Ross and I then assisted with taking The Board members on a tour of the campus. Ross of course was on his best Guide Dog behavior, walking calmly next to me, ignoring the bustle of people around him who were now bombarding me with questions about Ross and telling me of their experiences with caring dogs.

When we entered the second residential unit, Ross stood calmly next to me in the hallway as The Board members listened patiently to the tour speech. After a few minutes, Ross turned to his right, then pulled eagerly towards the family room door. Inside sat a group of kids and staff. Ross immediately approached the children on the floor, saying "hi" to each one, and covering their hands and faces with kisses. These were kids we hadn't met before, but Ross recognized the moment. His ability to distinguish between his two jobs is amazing. For it is in this particular room that Ross has soothed many children in distress.

Like a good Guide Dog, Ross easily redirected his attention to the tour upon my command of "Let's go." He again stood quietly with the adults. As we entered the main living space of one of the units, Ross waited until the touring adults moved on, then with permission, visited with more children. These kids he knows, and they are old enough to remember to ask permission to visit with him and to wait for my OK, and Ross knows the routine as well. As they approached to visit, Ross licked them lovingly. One boy sat on the floor, and Ross stood in his lap, covering his face in slobbery kisses. 

We continued on the tour, and Ross continued to present as a model Guide Dog, waiting patiently and ignoring the distractions around him. As children he knew passed, he watched them as if a protector, ever the while maintaining focus on me. Frequently, shouts of "Hi Ross!" were heard across the campus, and occasionally a child stopped for a quick visit. With only an ounce of understanding of the work that has occurred for Ross to become the incredible dog that he is, the board members smiled as they watched Ross carefully balance his two very important jobs - presenting as if nothing less could be expected.

Birthday Ross


Ross turned 1 today! It seems just a few weeks ago when I met the oversized lump of a puppy who sat at my feet, too scared to move, at 10 weeks olds.

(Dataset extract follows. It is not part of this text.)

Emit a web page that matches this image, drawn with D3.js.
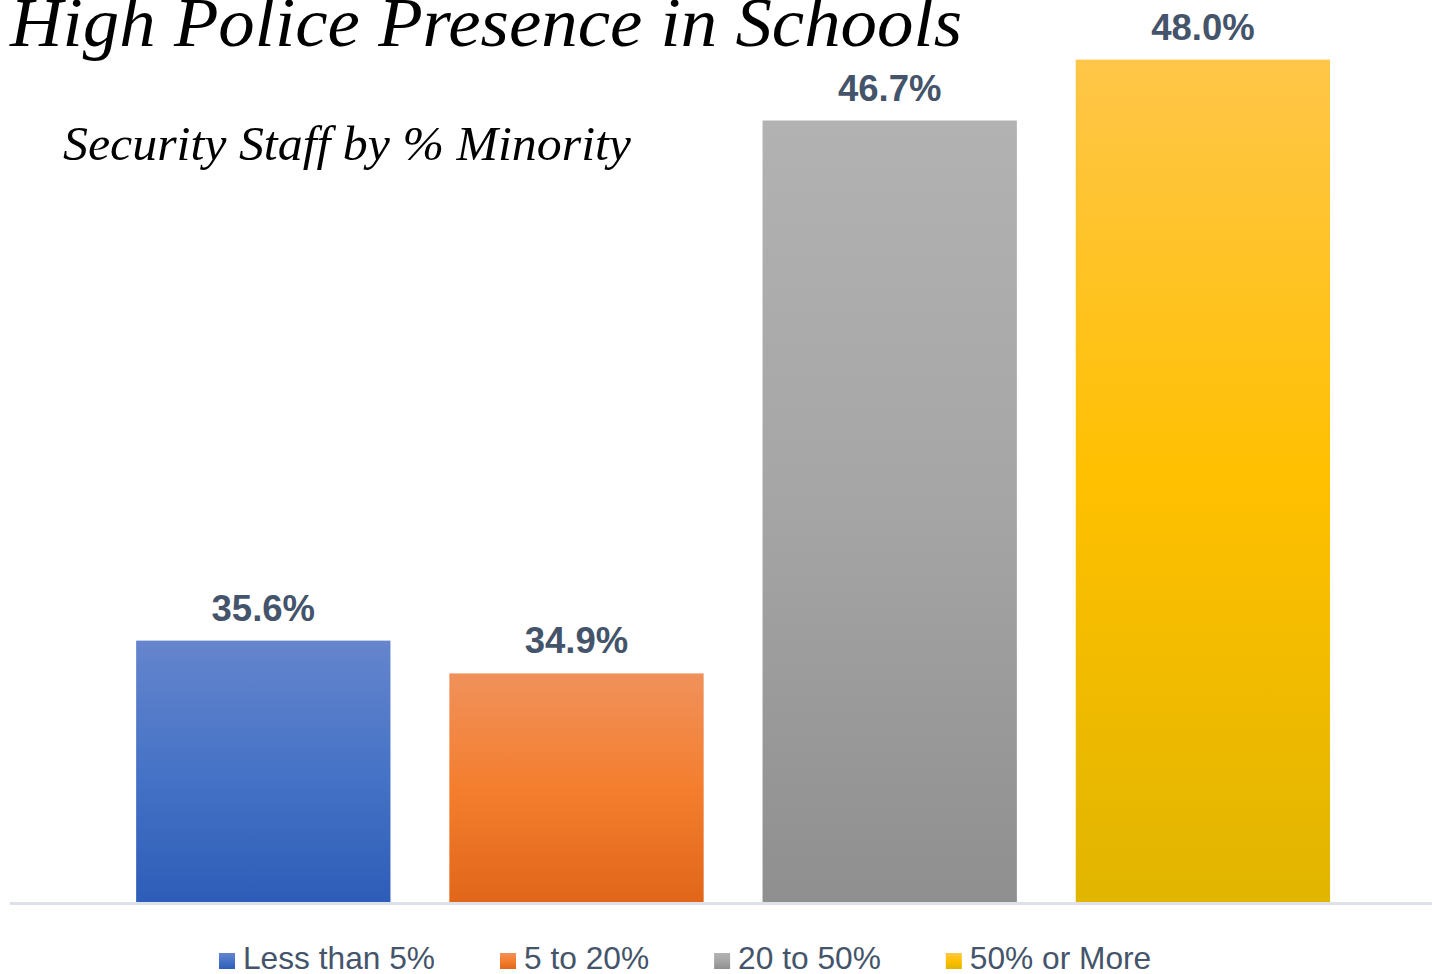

He is still a baby at heart, but it won't be long until he enters the adult world of Guide Dog training.

Saturday, November 1, 2008

Bumblebee Ross

Personally, I am not typically one to advocate for dogs being dressed in clothing or costumes, and despite the fact that my puppy at the time did win the costume contest at a puppy raising Halloween party about 5 years ago, I haven't felt the need to make it a habit.

But, this year I couldn't resist! The kids get to celebrate Halloween at work, and I KNEW they would get a hit out of Ross being dressed up. I picked a costume that I thought a black Lab could pull off, and boy was he a trooper! The costume is actually a human bumblebee costume, but it worked perfectly! I attached the wings to his puppy coat, so the elastic straps wouldn't bother him. I attempted to make stripes with yellow crepe paper, but Ross kept turning around and licking his stripes, causing the crepe paper to instantly dissolve and the stripes to fall off. So, instead Ross was left with his glittery wings and bobbing antennae.

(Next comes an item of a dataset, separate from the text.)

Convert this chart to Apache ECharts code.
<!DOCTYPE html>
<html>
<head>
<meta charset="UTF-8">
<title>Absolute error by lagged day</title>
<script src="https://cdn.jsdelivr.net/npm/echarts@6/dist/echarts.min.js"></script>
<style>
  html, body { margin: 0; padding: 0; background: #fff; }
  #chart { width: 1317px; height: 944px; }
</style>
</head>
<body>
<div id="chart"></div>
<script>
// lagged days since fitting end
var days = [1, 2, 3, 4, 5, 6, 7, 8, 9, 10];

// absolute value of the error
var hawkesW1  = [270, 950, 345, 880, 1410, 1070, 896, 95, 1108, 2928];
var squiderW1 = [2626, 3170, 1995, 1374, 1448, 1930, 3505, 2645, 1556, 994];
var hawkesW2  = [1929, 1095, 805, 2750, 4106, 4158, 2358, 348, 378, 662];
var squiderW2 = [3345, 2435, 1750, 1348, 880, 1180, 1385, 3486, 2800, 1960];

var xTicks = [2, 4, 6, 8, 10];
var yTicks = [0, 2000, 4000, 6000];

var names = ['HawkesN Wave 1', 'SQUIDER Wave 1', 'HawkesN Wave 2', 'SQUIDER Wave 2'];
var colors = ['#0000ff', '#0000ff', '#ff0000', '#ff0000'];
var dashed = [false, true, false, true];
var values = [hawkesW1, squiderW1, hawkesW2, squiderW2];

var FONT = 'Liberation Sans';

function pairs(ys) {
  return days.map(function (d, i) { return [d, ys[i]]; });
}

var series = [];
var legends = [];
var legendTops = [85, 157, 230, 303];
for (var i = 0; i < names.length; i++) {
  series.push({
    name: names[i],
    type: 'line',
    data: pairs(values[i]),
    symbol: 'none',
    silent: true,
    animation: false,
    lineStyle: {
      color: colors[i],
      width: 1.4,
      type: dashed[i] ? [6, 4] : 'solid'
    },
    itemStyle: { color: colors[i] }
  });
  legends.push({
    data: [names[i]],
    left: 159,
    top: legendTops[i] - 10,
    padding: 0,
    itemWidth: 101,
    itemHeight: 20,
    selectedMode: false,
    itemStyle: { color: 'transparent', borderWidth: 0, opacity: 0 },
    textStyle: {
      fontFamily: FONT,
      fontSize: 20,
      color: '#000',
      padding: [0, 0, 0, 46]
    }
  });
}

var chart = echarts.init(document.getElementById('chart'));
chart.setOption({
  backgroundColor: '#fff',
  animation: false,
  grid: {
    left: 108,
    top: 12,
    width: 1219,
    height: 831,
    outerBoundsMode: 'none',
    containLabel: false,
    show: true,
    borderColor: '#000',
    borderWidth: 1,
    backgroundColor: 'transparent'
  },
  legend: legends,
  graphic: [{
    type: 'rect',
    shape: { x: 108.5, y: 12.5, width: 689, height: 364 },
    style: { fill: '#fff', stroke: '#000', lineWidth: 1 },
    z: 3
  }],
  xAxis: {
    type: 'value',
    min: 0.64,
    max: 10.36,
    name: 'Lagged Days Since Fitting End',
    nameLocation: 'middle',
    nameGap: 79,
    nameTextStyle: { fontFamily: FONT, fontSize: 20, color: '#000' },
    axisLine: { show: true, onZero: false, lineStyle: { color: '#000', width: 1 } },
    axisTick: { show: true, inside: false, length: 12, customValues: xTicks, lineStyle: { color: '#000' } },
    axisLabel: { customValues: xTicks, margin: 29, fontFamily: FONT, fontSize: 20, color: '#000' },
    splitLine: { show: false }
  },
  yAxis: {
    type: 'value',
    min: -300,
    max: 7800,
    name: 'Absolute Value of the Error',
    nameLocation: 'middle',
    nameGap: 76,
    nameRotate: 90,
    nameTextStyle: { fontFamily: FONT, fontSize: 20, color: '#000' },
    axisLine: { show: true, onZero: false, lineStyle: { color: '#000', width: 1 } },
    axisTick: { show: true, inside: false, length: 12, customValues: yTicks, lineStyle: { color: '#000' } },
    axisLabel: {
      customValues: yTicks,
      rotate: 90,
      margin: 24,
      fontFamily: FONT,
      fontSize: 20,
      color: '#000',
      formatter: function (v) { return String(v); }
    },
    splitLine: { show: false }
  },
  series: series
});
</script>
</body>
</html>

He was SO good about the costume! He frequently pouted and often looked ashamed, but put on a happy face for the kids and trotted around campus, showing off his costume to all. He managed to get his antennae off a time or two, but really didn't make much of a fuss and eventually just put himself to bed with his full costume on, antennae and all!

Community Connection

Check out the October issue of Guide Dog's Community Connection newsletter - Ross is the cover story!

The story is a summary of Ross' work as a "therapy dog" and refers to stories told in more detail in early postings of this blog. In fact, it was writing the story for the Community Connection that inspired me to start the blog. Initially, I sent an email to a puppy raising list serve with some of the stories of Ross' work, as I wanted to share them with others. After sending the email, I thought to send it to Guide Dogs to consider for the Community Connection. I am so honored that they included the story, and even more honored that it made the front page!